Sua estimativa é que essa mudança reduzirá a arrecadação dos mais ricos em mais R$ 1 bilhão.
Segundo Gobetti, a justificativa apresenta por Lira para essa mudança foi simplificar a proposta, já que o PL enviado pelo governo previa uma base de cálculo para determinar a renda que colocaria o contribuinte no imposto mínimo, e outra base de cálculo, menor que a primeira, para a estimar quanto dessa renda seria de fato tributada.
Ao igualar as duas bases houve esse efeito de reduzir o cálculo da renda para entrada no imposto mínimo.
A Receita Federal ainda está fazendo seu próprio cálculo sobre os impactos do parecer de Lira nas previsões de perdas e ganhos de arrecadação com a mudança do IR. Apesar das alterações, o ministro da Fazenda, Fernando Haddad, celebrou o parecer de Lira.
“Eu gostei.
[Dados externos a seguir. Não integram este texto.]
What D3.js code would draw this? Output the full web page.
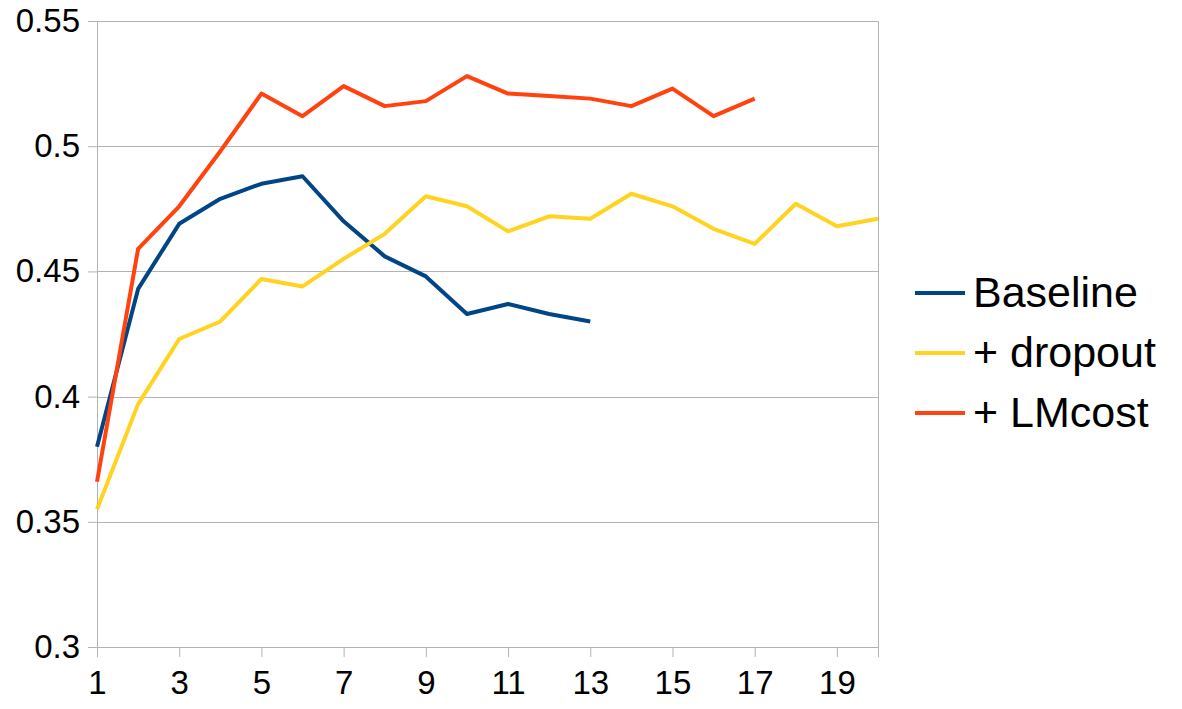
<!DOCTYPE html>
<html>
<head>
<meta charset="utf-8">
<script src="https://cdn.jsdelivr.net/npm/d3@7"></script>
<style>
  body { margin: 0; background: #fff; }
  text { font-family: "Liberation Sans", Arial, sans-serif; fill: #000; }
</style>
</head>
<body>
<div id="chart"></div>
<script>
// Epochs on the x axis
const epochs = d3.range(1, 21);

// Series values
const baseline = [0.380, 0.443, 0.469, 0.479, 0.485, 0.488, 0.470, 0.456, 0.448, 0.433, 0.437, 0.433, 0.430];
const dropout = [0.355, 0.397, 0.423, 0.430, 0.447, 0.444, 0.455, 0.465, 0.480, 0.476, 0.466, 0.472, 0.471, 0.481, 0.476, 0.467, 0.461, 0.477, 0.468, 0.471];
const lmcost = [0.366, 0.459, 0.476, 0.498, 0.521, 0.512, 0.524, 0.516, 0.518, 0.528, 0.521, 0.520, 0.519, 0.516, 0.523, 0.512, 0.519];

const seriesNames = ["Baseline", "+ dropout", "+ LMcost"];
const seriesColors = ["#004586", "#ffd320", "#ff420e"];
const yTicks = [0.3, 0.35, 0.4, 0.45, 0.5, 0.55];
const xTicks = [1, 3, 5, 7, 9, 11, 13, 15, 17, 19];

const W = 1182, H = 709;
const margin = { top: 21, right: 304, bottom: 62, left: 97 };
const width = W - margin.left - margin.right;
const height = H - margin.top - margin.bottom;

const svg = d3.select("#chart").append("svg")
    .attr("width", W).attr("height", H);
const g = svg.append("g")
    .attr("transform", `translate(${margin.left},${margin.top})`);

const x = d3.scaleLinear().domain([1, 20]).range([0, width]);
const y = d3.scaleLinear().domain([0.3, 0.55]).range([height, 0]);

// Grid lines
g.append("g")
    .selectAll("line")
    .data(yTicks)
    .join("line")
    .attr("x1", 0).attr("x2", width)
    .attr("y1", d => Math.round(y(d)) + 0.5).attr("y2", d => Math.round(y(d)) + 0.5)
    .attr("stroke", "#b3b3b3").attr("stroke-width", 1);

// Right border
g.append("line")
    .attr("x1", width + 0.5).attr("x2", width + 0.5)
    .attr("y1", 0).attr("y2", height)
    .attr("stroke", "#b3b3b3");

// Axes
const yAxis = g.append("g")
    .call(d3.axisLeft(y).tickValues(yTicks).tickFormat(d => String(+d.toFixed(2))).tickSize(9).tickPadding(8));
const xAxis = g.append("g")
    .attr("transform", `translate(0,${height})`)
    .call(d3.axisBottom(x).tickValues(xTicks).tickFormat(d3.format("d")).tickSize(10).tickPadding(14));

[yAxis, xAxis].forEach(a => {
    a.select(".domain").attr("stroke", "#b3b3b3");
    a.selectAll(".tick line").attr("stroke", "#b3b3b3");
    a.selectAll("text").attr("font-size", "33px").attr("font-family", "Liberation Sans, Arial, sans-serif").attr("fill", "#000");
});

// Lines
const line = d3.line()
    .x((d, i) => x(epochs[i]))
    .y(d => y(d));

[baseline, dropout, lmcost].forEach((vals, k) => {
    g.append("path")
        .datum(vals)
        .attr("fill", "none")
        .attr("stroke", seriesColors[k])
        .attr("stroke-width", 4)
        .attr("stroke-linejoin", "round")
        .attr("d", line);
});

// Legend
const legend = svg.append("g").attr("transform", "translate(915,293)");
seriesNames.forEach((name, k) => {
    const row = legend.append("g").attr("transform", `translate(0,${k * 60})`);
    row.append("line")
        .attr("x1", 0).attr("x2", 50)
        .attr("y1", 0).attr("y2", 0)
        .attr("stroke", seriesColors[k]).attr("stroke-width", 4);
    row.append("text")
        .attr("x", 58).attr("y", 14)
        .attr("font-size", "43px")
        .text(name);
});
</script>
</body>
</html>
Acho que foi muito bom. Acho que vai ser muito bem recebido e cumpre os objetivos da reforma da renda”, disse, horas antes da aprovação da proposta.
Segundo declaração recente de Haddad, a alíquota efetiva média do IR de quem ganha mais de R$ 1 milhão por ano no Brasil é de 2,5%.
A alíquota efetiva é o percentual da renda total que de fato foi consumida pelo IR. No caso dos milionários, essa taxa costuma ser menor do que a de trabalhadores de classe média, justamente porque parte relevante de sua renda é isenta.
Caso o imposto mínimo entre em vigor, uma pessoa com renda acima de R$ 1,2 milhão que tenha uma alíquota efetiva de 2,5%, por exemplo, teria que pagar mais 7,5% de imposto para completar a alíquota mínima de 10%.